C’est à la suite d’une situa­tion poli­tique iden­tique que
ces Espa­gnols auraient appris à haïr l’Amérique,
ses hommes, ses ins­ti­tu­tions. Mais il faut se gar­der d’enfanter une
nou­velle légende : haine, mépris, ini­mi­tié ont
sur­gi, non pas à cause des bases amé­ri­caines, mais
parce que l’Amérique a conso­li­dé, grâce à
l’aide qu’elle lui appor­tait, le régime et l’autorité
de Fran­co. Nous sommes loin de la guerre de l’Indépendance.
Nous en sommes si loin que chaque fois que Fran­co lance son slogan :
« Gibral­tar para España », le peuple espagnol,
le vrai (c’est-à-dire le vain­cu) réclame « España
para Gibral­tar ». Il n’oublie pas que le seul mor­ceau de sol
espa­gnol où existent cer­taines liber­tés démocratiques,
c’est jus­te­ment cette presqu’île sou­mise à un régime
colonialiste !

Pour en reve­nir à la
légende de la peur de la guerre civile, il ne fait aucun doute
que le « syn­di­cat des vain­queurs », à tous les
éche­lons hié­rar­chiques, craint une fin vio­lente du
sys­tème fran­quiste. Mais il n’est pas le pays, et se bat
tou­jours par per­sonne inter­po­sée. Et, par­mi les vain­cus, il
n’est pas dif­fi­cile, même pour les « experts »,
de trou­ver des hommes qui rêvent d’une autre guerre civile,
ou, pour être plus exact, qui aime­raient conti­nuer celle de
1936. Alors ? Alors, que l’on ne confonde pas vou­loir et pouvoir.

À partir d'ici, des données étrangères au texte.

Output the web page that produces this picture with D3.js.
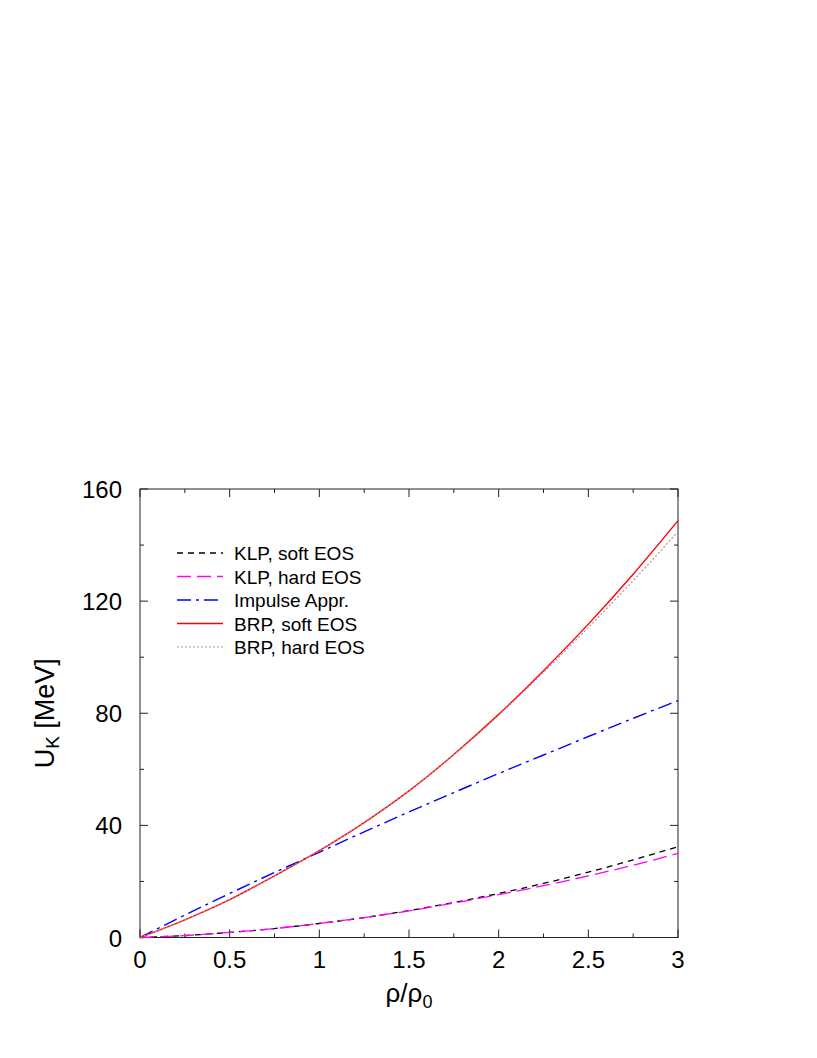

Le refus de tout recours à
la vio­lence est-il une opi­nion effec­ti­ve­ment si répan­due en
Espagne ? Je vous dirai que la réponse à cette question
nous sera don­née – à vous, à moi, au monde
entier – le jour où les pos­si­bi­li­tés de recommencer
la guerre dépas­se­ront le cadre d’un sui­cide collectif.